▶ _TASK TO COMPLETE_
Filter the listing and keep only the lines with the word "page".

● ● ● ●

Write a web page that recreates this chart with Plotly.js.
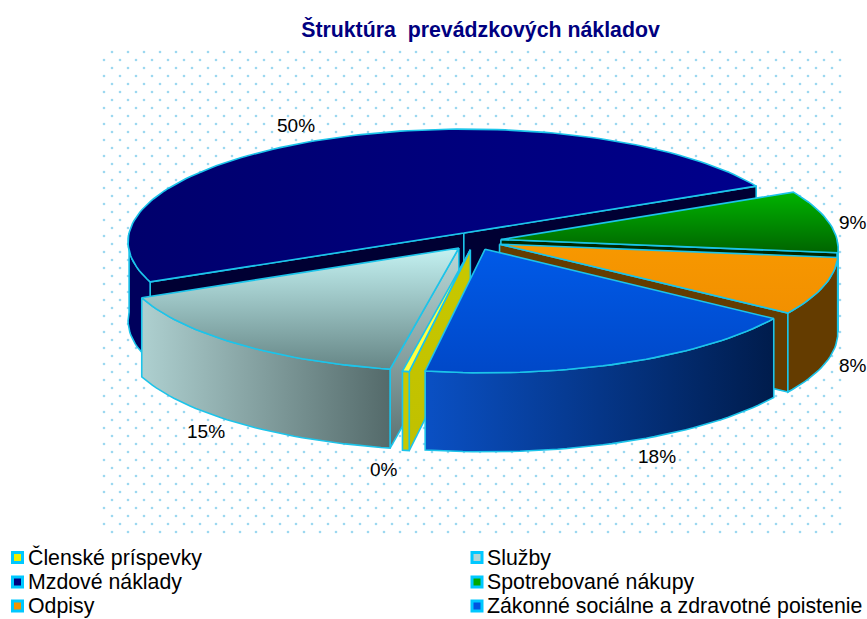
<!DOCTYPE html>
<html><head><meta charset="utf-8">
<script src="https://cdn.plot.ly/plotly-3.0.1.min.js"></script>
<style>html,body{margin:0;padding:0;background:#fff;overflow:hidden}</style></head>
<body><div id="chart" style="width:867px;height:619px"></div>
<script>
// Data, in clockwise drawing order from the start of the largest slice
const categories = ["Mzdové náklady","Spotrebované nákupy","Odpisy","Zákonné sociálne a zdravotné poistenie","Členské príspevky","Služby"];
const shares = [49.8, 9.0, 8.0, 17.8, 0.3, 15.1];
const legendOrder = ["Členské príspevky","Služby","Mzdové náklady","Spotrebované nákupy","Odpisy","Zákonné sociálne a zdravotné poistenie"];
const chartTitle = "Štruktúra  prevádzkových nákladov";

// Look (vertical gradients run bottom of the page to top on this reversed axis)
const swatch = ["#000080","#00a800","#f59300","#0055e0","#f0f000","#b4d4d4"];
const edge = "#1cc4ea";
const topFill = [
 {type:"horizontal",colorscale:[[0,"#00006c"],[1,"#00008c"]]},
 {type:"vertical",colorscale:[[0,"#006400"],[1,"#00b400"]]},
 {type:"vertical",colorscale:[[0,"#f29000"],[1,"#f79800"]]},
 {type:"vertical",colorscale:[[0,"#0048c8"],[1,"#005ae8"]]},
 {type:"vertical",colorscale:[[0,"#ffff40"],[1,"#ffff40"]]},
 {type:"vertical",colorscale:[[0,"#668686"],[1,"#c4f2f2"]]}];
const wallFill = [
 {type:"horizontal",colorscale:[[0,"#00005c"],[1,"#00005c"]]},
 {type:"horizontal",colorscale:[[0,"#003c00"],[1,"#003c00"]]},
 {type:"horizontal",colorscale:[[0,"#643c00"],[1,"#643c00"]]},
 {type:"horizontal",colorscale:[[0,"#0a50c4"],[1,"#001c4c"]]},
 {type:"horizontal",colorscale:[[0,"#c8c800"],[1,"#c8c800"]]},
 {type:"horizontal",colorscale:[[0,"#aed0d0"],[1,"#546a6a"]]}];
const faceFill = [
 {type:"vertical",colorscale:[[0,"#000033"],[1,"#000033"]]},
 {type:"vertical",colorscale:[[0,"#002800"],[1,"#002800"]]},
 {type:"vertical",colorscale:[[0,"#643c00"],[1,"#643c00"]]},
 {type:"vertical",colorscale:[[0,"#001c4c"],[1,"#001c4c"]]},
 {type:"vertical",colorscale:[[0,"#c0c000"],[1,"#c8c800"]]},
 {type:"vertical",colorscale:[[0,"#5c7272"],[1,"#b8d8d8"]]}];
const drawOrder = [0,1,2,5,4,3];

// Pie geometry on the page
const startAngle = -115, centre = [475,241], radiusX = 336.5, radiusY = 113,
      perspective = 0.0755, explode = 0.078, depth = 79;

function project(u, v, dropped){
  const w = 1 - perspective*v;
  return [centre[0] + radiusX*u/w, centre[1] + radiusY*v/w + (dropped?depth:0)];
}
const rad = d => d*Math.PI/180;
function pointAt(mid, ang, r, dropped){
  const u = explode*Math.sin(rad(mid)) + r*Math.sin(rad(ang));
  const v = -explode*Math.cos(rad(mid)) - r*Math.cos(rad(ang));
  return project(u,v,dropped);
}
function arc(mid,a,b,dropped){
  const n = Math.max(2,Math.ceil(Math.abs(b-a)/1.5)), out=[];
  for(let k=0;k<=n;k++) out.push(pointAt(mid,a+(b-a)*k/n,1,dropped));
  return out;
}
function poly(points, fillgradient, lineW){
  const xs = points.map(p=>p[0]).concat(points[0][0]);
  const ys = points.map(p=>p[1]).concat(points[0][1]);
  return {type:"scatter",mode:"lines",x:xs,y:ys,fill:"toself",fillgradient:fillgradient,
    line:{color:edge,width:lineW||1.6},hoverinfo:"skip",showlegend:false};
}

const total = shares.reduce((a,b)=>a+b,0);
let running = startAngle;
const spans = shares.map(s=>{const a=running; running+=s/total*360; return [a,running];});

const traces = [];
// dotted backdrop
const dotX=[],dotY=[];
for(let row=0,y=52;y<=534;y+=8,row++){
  for(let x=(row%2?104:112);x<=842;x+=16){dotX.push(x);dotY.push(y);}
}
traces.push({type:"scatter",mode:"markers",x:dotX,y:dotY,hoverinfo:"skip",showlegend:false,
  marker:{size:2.6,color:"#9cd8f0",line:{width:0}}});

drawOrder.forEach(i=>{
  const [a,b]=spans[i], mid=(a+b)/2;
  const apex=pointAt(mid,mid,0,false), apexLow=pointAt(mid,mid,0,true);
  const midRim=pointAt(mid,mid,1,false);
  // radial cut faces that look toward the viewer
  [a,b].forEach(ang=>{
    const p=pointAt(mid,ang,1,false), pl=pointAt(mid,ang,1,true);
    const t=(midRim[0]-apex[0])/(p[0]-apex[0]||1e-6);
    const lineY=apex[1]+(p[1]-apex[1])*t;
    const other=pointAt(mid,ang===a?b:a,1,false);
    const t2=(other[0]-apex[0])/(p[0]-apex[0]||1e-6);
    const lineY2=apex[1]+(p[1]-apex[1])*t2;
    if(midRim[1]<lineY-0.01 || other[1]<lineY2-0.01)
      traces.push(poly([apex,p,pl,apexLow],faceFill[i]));
  });
  // outer wall, front half only
  const wa=Math.max(a,90), wb=Math.min(b,270);
  const wa2=Math.max(a,-270), wb2=Math.min(b,-90);
  if(wb>wa) traces.push(poly(arc(mid,wa,wb,false).concat(arc(mid,wa,wb,true).reverse()),wallFill[i]));
  if(wb2>wa2) traces.push(poly(arc(mid,wa2,wb2,false).concat(arc(mid,wa2,wb2,true).reverse()),wallFill[i]));
  // top surface
  traces.push(poly([apex].concat(arc(mid,a,b,false)),topFill[i]));
});

// percentage labels
const labelFont = {family:"Liberation Sans, Arial, sans-serif",size:19,color:"#000"};
const labelPos = {"Mzdové náklady":[296,125],"Spotrebované nákupy":[852.5,222],"Odpisy":[853,365],
  "Zákonné sociálne a zdravotné poistenie":[657,456],"Členské príspevky":[384,469],"Služby":[206,431]};
const annotations = categories.map((c,i)=>({xref:"x",yref:"y",x:labelPos[c][0],y:labelPos[c][1],
  text:Math.round(shares[i]/total*100)+"%",showarrow:false,xanchor:"center",yanchor:"middle",font:labelFont}));

// legend
const legendX=[17.5,477], legendY=[557.5,582,606];
const lgX=[],lgY=[],lgC=[];
legendOrder.forEach((c,k)=>{
  const x=legendX[k%2], y=legendY[Math.floor(k/2)];
  lgX.push(x);lgY.push(y);lgC.push(swatch[categories.indexOf(c)]);
  annotations.push({xref:"x",yref:"y",x:x+8,y:y,text:c,showarrow:false,xanchor:"left",yanchor:"middle",
    font:{family:"Liberation Sans, Arial, sans-serif",size:21.3,color:"#000"}});
});
traces.push({type:"scatter",mode:"markers",x:lgX,y:lgY,hoverinfo:"skip",showlegend:false,
  marker:{symbol:"square",size:10,color:lgC,line:{color:"#00c8ff",width:3}}});

Plotly.newPlot("chart",traces,{
  width:867,height:619,margin:{l:0,r:0,t:0,b:0},paper_bgcolor:"#fff",plot_bgcolor:"#fff",showlegend:false,
  title:{text:chartTitle,x:480.5/867,xanchor:"center",y:1-30/619,yanchor:"middle",
    font:{family:"Liberation Sans, Arial, sans-serif",size:21.3,color:"#000080",weight:"bold"}},
  xaxis:{range:[0,867],visible:false,fixedrange:true},
  yaxis:{range:[619,0],visible:false,fixedrange:true},
  annotations:annotations
},{displayModeBar:false,staticPlot:true});
</script></body></html>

● ● ● ●

▶ _CORRECT RESPONSE_
Write a web page that recreates this chart with Plotly.js.
// Look (vertical gradients run bottom of the page to top on this reversed axis)
// Pie geometry on the page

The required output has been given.